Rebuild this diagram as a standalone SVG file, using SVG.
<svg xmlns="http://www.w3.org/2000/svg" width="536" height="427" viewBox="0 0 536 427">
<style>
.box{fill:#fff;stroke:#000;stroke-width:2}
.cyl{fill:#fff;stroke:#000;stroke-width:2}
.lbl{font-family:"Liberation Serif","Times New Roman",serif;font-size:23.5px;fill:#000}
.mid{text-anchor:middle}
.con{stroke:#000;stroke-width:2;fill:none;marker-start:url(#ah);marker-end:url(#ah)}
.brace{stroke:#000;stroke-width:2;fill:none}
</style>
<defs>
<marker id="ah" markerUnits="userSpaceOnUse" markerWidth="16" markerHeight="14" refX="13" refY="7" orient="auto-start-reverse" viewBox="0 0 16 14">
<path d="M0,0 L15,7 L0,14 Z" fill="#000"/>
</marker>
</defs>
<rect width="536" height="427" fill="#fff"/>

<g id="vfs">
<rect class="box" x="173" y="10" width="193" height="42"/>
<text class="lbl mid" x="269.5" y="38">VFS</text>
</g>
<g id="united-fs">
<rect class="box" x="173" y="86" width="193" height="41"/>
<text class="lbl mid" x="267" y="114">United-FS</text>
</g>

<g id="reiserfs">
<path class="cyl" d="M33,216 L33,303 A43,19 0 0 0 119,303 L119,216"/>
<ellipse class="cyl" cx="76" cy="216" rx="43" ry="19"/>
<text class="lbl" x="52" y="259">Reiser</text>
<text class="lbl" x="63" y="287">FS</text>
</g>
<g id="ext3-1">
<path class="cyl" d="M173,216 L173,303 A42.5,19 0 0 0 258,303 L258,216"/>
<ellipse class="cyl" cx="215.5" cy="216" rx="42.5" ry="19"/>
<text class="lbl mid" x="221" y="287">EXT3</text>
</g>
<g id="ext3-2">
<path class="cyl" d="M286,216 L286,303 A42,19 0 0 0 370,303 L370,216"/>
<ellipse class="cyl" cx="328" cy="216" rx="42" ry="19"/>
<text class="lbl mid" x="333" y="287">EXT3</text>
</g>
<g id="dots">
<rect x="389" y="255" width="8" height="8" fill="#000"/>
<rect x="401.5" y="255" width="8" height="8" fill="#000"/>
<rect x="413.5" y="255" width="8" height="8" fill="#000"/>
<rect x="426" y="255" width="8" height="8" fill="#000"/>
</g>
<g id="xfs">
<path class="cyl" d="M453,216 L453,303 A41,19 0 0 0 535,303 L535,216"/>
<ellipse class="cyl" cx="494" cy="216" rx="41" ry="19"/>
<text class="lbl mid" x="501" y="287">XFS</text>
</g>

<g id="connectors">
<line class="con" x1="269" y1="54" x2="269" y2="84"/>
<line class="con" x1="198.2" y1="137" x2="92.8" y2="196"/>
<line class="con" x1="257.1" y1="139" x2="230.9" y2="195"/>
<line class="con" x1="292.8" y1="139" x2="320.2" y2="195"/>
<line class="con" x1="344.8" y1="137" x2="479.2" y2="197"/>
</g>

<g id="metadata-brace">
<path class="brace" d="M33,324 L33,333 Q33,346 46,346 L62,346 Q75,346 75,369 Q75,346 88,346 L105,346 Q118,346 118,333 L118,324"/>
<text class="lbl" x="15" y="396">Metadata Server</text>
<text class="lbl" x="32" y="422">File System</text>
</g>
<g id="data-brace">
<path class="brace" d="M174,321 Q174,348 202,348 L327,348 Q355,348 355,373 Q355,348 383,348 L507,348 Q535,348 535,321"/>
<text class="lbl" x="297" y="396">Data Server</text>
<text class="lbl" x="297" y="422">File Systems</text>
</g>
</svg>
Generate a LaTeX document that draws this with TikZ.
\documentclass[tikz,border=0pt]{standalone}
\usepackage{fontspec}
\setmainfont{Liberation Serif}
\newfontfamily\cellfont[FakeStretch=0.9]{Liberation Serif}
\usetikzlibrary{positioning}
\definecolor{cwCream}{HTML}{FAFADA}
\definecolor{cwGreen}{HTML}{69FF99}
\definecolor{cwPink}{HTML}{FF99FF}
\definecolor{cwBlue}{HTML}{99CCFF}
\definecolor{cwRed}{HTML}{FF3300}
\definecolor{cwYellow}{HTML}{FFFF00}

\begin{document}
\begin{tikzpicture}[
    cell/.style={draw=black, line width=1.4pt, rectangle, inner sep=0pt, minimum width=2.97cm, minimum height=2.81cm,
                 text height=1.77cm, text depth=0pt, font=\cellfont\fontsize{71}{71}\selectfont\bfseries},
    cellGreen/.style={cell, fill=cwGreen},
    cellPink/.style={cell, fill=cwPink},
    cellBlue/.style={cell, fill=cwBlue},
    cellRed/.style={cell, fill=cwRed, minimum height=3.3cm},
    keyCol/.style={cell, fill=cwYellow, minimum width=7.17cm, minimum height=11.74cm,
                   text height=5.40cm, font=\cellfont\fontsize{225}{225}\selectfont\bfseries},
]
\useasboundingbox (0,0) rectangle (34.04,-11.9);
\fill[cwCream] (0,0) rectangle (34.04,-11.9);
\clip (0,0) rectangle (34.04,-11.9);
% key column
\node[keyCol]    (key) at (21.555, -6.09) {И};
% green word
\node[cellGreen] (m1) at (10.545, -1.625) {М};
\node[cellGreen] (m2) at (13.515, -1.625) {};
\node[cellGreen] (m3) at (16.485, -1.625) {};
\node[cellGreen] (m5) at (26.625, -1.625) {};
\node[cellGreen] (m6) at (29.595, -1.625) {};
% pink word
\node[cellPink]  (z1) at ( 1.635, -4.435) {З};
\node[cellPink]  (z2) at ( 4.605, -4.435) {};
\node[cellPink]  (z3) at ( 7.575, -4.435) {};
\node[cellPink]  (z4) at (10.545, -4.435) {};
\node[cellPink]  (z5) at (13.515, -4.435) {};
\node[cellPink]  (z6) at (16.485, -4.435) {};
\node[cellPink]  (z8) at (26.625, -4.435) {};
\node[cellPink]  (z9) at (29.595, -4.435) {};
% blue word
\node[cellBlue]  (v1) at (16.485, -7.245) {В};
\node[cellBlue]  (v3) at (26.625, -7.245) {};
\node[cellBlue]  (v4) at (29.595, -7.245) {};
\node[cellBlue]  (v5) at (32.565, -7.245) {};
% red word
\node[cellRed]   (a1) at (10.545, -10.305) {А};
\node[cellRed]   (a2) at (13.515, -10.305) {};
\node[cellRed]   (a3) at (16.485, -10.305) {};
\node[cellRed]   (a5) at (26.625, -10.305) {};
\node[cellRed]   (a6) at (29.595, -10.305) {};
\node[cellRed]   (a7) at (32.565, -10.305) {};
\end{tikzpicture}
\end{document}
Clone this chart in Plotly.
════════════════
Required task
Count the lines in the entries above that include the string "standalone", then give only that figure.

Expected output
2